Guidelet is here to tell travelers what they should be doing right now. And later on for dinner. And to night. Take a guide like Miami for Animals: Since it is a Monday and it is raining, consider some salsa classes at Havana Club. After lunch at Renzo´s Subs, check out the freaks on Melrose St., the tattoo street. Concise yet juicy travel tips designed your style of travel.
Web 2.0 changed tourism. Sites like Tripadvisor and VirtualTourist made it possible for anyone to recommend or rate a place. Everything has been going well, except for one issue: such travel sites polarize travel recommendations, making the bigger establishment, or the ones with an active online marketing department, more noticed. All of a sudden, hidden little gems have given way to the big brand restaurants, tourist bars and main attractions. The end result is a lot of reviews on “Buddy Guy´s Legend Blues Bar” and few on “Mamma Rosa´s blues bar”, when both are of equal importance to blues-loving customers visiting Chicago.
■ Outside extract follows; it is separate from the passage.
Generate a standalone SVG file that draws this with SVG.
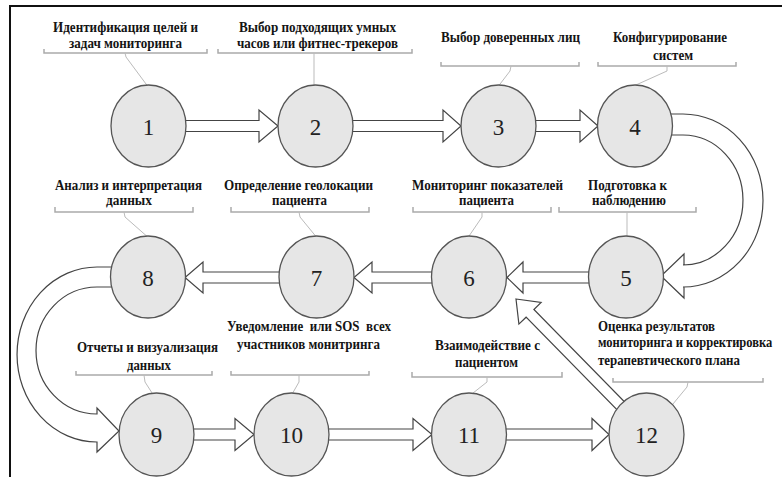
<svg xmlns="http://www.w3.org/2000/svg" width="782" height="477" viewBox="0 0 782 477">
<style>
.node ellipse{fill:#e6e6e6;stroke:#555;stroke-width:1.3}
.num{font-family:"Liberation Serif","Times New Roman",serif;font-size:23px;text-anchor:middle;fill:#222}
.lbl{font-family:"Liberation Serif","Times New Roman",serif;font-weight:bold;font-size:15px;fill:#141414}
.c{text-anchor:middle}
.br{fill:none;stroke:#aaa;stroke-width:1.5}
.ld{fill:none;stroke:#bbb;stroke-width:1}
.arr{fill:#fff;stroke:#444;stroke-width:1.2;stroke-linejoin:miter}
.frame{fill:none;stroke:#111;stroke-width:2}
</style>
<rect x="0" y="0" width="782" height="477" fill="#fff"/>
<path class="frame" d="M10,477 L10,6 L782,6"/>
<g id="connectors">
<polygon class="arr" points="180,120.5 259,120.5 259,110 278,126 259,142 259,131.5 180,131.5"/>
<polygon class="arr" points="348,120.5 443,120.5 443,110 461,126 443,142 443,131.5 348,131.5"/>
<polygon class="arr" points="530,120.5 580,120.5 580,110 598,126 580,142 580,131.5 530,131.5"/>
<path class="arr" d="M668,114 L683,114 A80,86.5 0 0 1 683,287 L684,287 L684,298 L661,276 L684,254 L684,265 L683,265 A60,65 0 0 0 683,135 L668,135 Z"/>
<polygon class="arr" points="595,272 523,272 523,262 507,277.5 523,293 523,283 595,283"/>
<polygon class="arr" points="437,272 372,272 372,262 354,277.5 372,293 372,283 437,283"/>
<polygon class="arr" points="285,272 203,272 203,262 185,277.5 203,293 203,283 285,283"/>
<path class="arr" d="M115,267 L97,267 A80,87.5 0 0 0 97,442 L97,452 L119,431 L97,408 L97,414 A61,63.5 0 0 1 97,287 L115,287 Z"/>
<polygon class="arr" points="188,429 235,429 235,418.5 254,434.5 235,450.5 235,440 188,440"/>
<polygon class="arr" points="323,429 413,429 413,418.5 432,434.5 413,450.5 413,440 323,440"/>
<polygon class="arr" points="500,429 592,429 592,418.5 609,434.5 592,450.5 592,440 500,440"/>
<polygon class="arr" points="516,299 541.1,302.4 533.9,309.5 628.4,405.8 620.6,413.5 526.1,317.2 518.9,324.1"/>
</g>
<g id="node1" class="node">
<text class="lbl c" x="125.5" y="32" textLength="145" lengthAdjust="spacingAndGlyphs">Идентификация целей и</text>
<text class="lbl c" x="125.5" y="47.5" textLength="113" lengthAdjust="spacingAndGlyphs">задач мониторинга</text>
<path class="br" d="M44,49 L44,53 L207,53 L207,49"/>
<polyline class="ld" points="125,53 126,57 149,88"/>
<ellipse cx="148.5" cy="126" rx="37.5" ry="41"/>
<text class="num" x="148.5" y="135">1</text>
</g>
<g id="node2" class="node">
<text class="lbl c" x="317.5" y="32" textLength="157" lengthAdjust="spacingAndGlyphs">Выбор подходящих умных</text>
<text class="lbl c" x="317.5" y="47.5" textLength="161" lengthAdjust="spacingAndGlyphs">часов или фитнес-трекеров</text>
<path class="br" d="M218,49 L218,53 L412,53 L412,49"/>
<polyline class="ld" points="314,53 314,88"/>
<ellipse cx="315.5" cy="126" rx="37.5" ry="41"/>
<text class="num" x="315.5" y="135">2</text>
</g>
<g id="node3" class="node">
<text class="lbl c" x="510.5" y="42" textLength="139" lengthAdjust="spacingAndGlyphs">Выбор доверенных лиц</text>
<path class="br" d="M441,62 L441,66 L579,66 L579,62"/>
<polyline class="ld" points="511,66 510,71 497,88"/>
<ellipse cx="498.5" cy="126" rx="37.5" ry="41"/>
<text class="num" x="498.5" y="135">3</text>
</g>
<g id="node4" class="node">
<text class="lbl c" x="670" y="42" textLength="114" lengthAdjust="spacingAndGlyphs">Конфигурирование</text>
<text class="lbl c" x="673" y="59.5" textLength="40" lengthAdjust="spacingAndGlyphs">систем</text>
<path class="br" d="M598,62 L598,66 L736,66 L736,62"/>
<polyline class="ld" points="667,66 667,71 627,89"/>
<ellipse cx="635" cy="126" rx="37.5" ry="41"/>
<text class="num" x="635" y="135">4</text>
</g>
<g id="node5" class="node">
<text class="lbl c" x="627.5" y="190" textLength="79" lengthAdjust="spacingAndGlyphs">Подготовка к</text>
<text class="lbl c" x="629" y="205" textLength="74" lengthAdjust="spacingAndGlyphs">наблюдению</text>
<path class="br" d="M559,207 L559,212 L696,212 L696,207"/>
<polyline class="ld" points="627,212 627,240"/>
<ellipse cx="626" cy="277" rx="37.5" ry="41"/>
<text class="num" x="626" y="286">5</text>
</g>
<g id="node6" class="node">
<text class="lbl c" x="487.5" y="190" textLength="151" lengthAdjust="spacingAndGlyphs">Мониторинг показателей</text>
<text class="lbl c" x="486.5" y="205" textLength="55" lengthAdjust="spacingAndGlyphs">пациента</text>
<path class="br" d="M413,207 L413,212 L551,212 L551,207"/>
<polyline class="ld" points="482,212 482,217 467,239"/>
<ellipse cx="469" cy="277" rx="37.5" ry="41"/>
<text class="num" x="469" y="286">6</text>
</g>
<g id="node7" class="node">
<text class="lbl c" x="298.5" y="190" textLength="149" lengthAdjust="spacingAndGlyphs">Определение геолокации</text>
<text class="lbl c" x="299.5" y="205" textLength="55" lengthAdjust="spacingAndGlyphs">пациента</text>
<path class="br" d="M231,207 L231,212 L369,212 L369,207"/>
<polyline class="ld" points="299,212 300,217 318,239"/>
<ellipse cx="316.5" cy="277" rx="37.5" ry="41"/>
<text class="num" x="316.5" y="286">7</text>
</g>
<g id="node8" class="node">
<text class="lbl c" x="128.5" y="190" textLength="147" lengthAdjust="spacingAndGlyphs">Анализ и интерпретация</text>
<text class="lbl c" x="129" y="205" textLength="46" lengthAdjust="spacingAndGlyphs">данных</text>
<path class="br" d="M55,207 L55,212 L193,212 L193,207"/>
<polyline class="ld" points="124,212 125,217 150,239"/>
<ellipse cx="148" cy="277" rx="37.5" ry="41"/>
<text class="num" x="148" y="286">8</text>
</g>
<g id="node9" class="node">
<text class="lbl c" x="147.5" y="352" textLength="141" lengthAdjust="spacingAndGlyphs">Отчеты и визуализация</text>
<text class="lbl c" x="149" y="370" textLength="44" lengthAdjust="spacingAndGlyphs">данных</text>
<path class="br" d="M76,371 L76,375 L212,375 L212,371"/>
<polyline class="ld" points="144,375 145,382 154,396"/>
<ellipse cx="156.5" cy="434.5" rx="37.5" ry="41.5"/>
<text class="num" x="156.5" y="443">9</text>
</g>
<g id="node10" class="node">
<text class="lbl c" x="309" y="331" textLength="164" lengthAdjust="spacingAndGlyphs" xml:space="preserve">Уведомление  или SOS  всех</text>
<text class="lbl c" x="308.5" y="349" textLength="143" lengthAdjust="spacingAndGlyphs">участников монитринга</text>
<path class="br" d="M231,371 L231,375 L369,375 L369,371"/>
<polyline class="ld" points="299,375 299,382 291,396"/>
<ellipse cx="291.5" cy="434.5" rx="37.5" ry="41.5"/>
<text class="num" x="291.5" y="443">10</text>
</g>
<g id="node11" class="node">
<text class="lbl c" x="487.5" y="350" textLength="105" lengthAdjust="spacingAndGlyphs">Взаимодействие с</text>
<text class="lbl c" x="486.5" y="367" textLength="63" lengthAdjust="spacingAndGlyphs">пациентом</text>
<path class="br" d="M412,372 L412,377 L562,377 L562,372"/>
<polyline class="ld" points="487,377 487,382 468,397"/>
<ellipse cx="469" cy="434.5" rx="37.5" ry="41.5"/>
<text class="num" x="469" y="443">11</text>
</g>
<g id="node12" class="node">
<text class="lbl" x="598" y="331" textLength="117" lengthAdjust="spacingAndGlyphs">Оценка результатов</text>
<text class="lbl" transform="translate(598,347) scale(0.83,1)" textLength="210" lengthAdjust="spacingAndGlyphs">мониторинга и корректировка</text>
<text class="lbl" x="598" y="365" textLength="142" lengthAdjust="spacingAndGlyphs">терапевтического плана</text>
<path class="br" d="M613,378 L613,382 L763,382 L763,378"/>
<polyline class="ld" points="688,382 687,387 668,410"/>
<ellipse cx="646.5" cy="434.5" rx="37.5" ry="41.5"/>
<text class="num" x="646.5" y="443">12</text>
</g>
</svg>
The other issue we noticed is this: a travel attraction is not ideal for everyone, but for specific market segments. That means that “Zizi´s Art Gallery” may be a great attraction for culture vultures, but maybe not to the traditional frat-boy. Stereo-typing? Pigeon-holeing? Maybe. But then again, you are on vacation, you don´t have time to hit-or-miss. A travel guide designed for a specific segment is bound to have tips that appeal to its members. If the travel guide creator thinks Zizi´s has an appeal to frat-boys, she´ll put it in.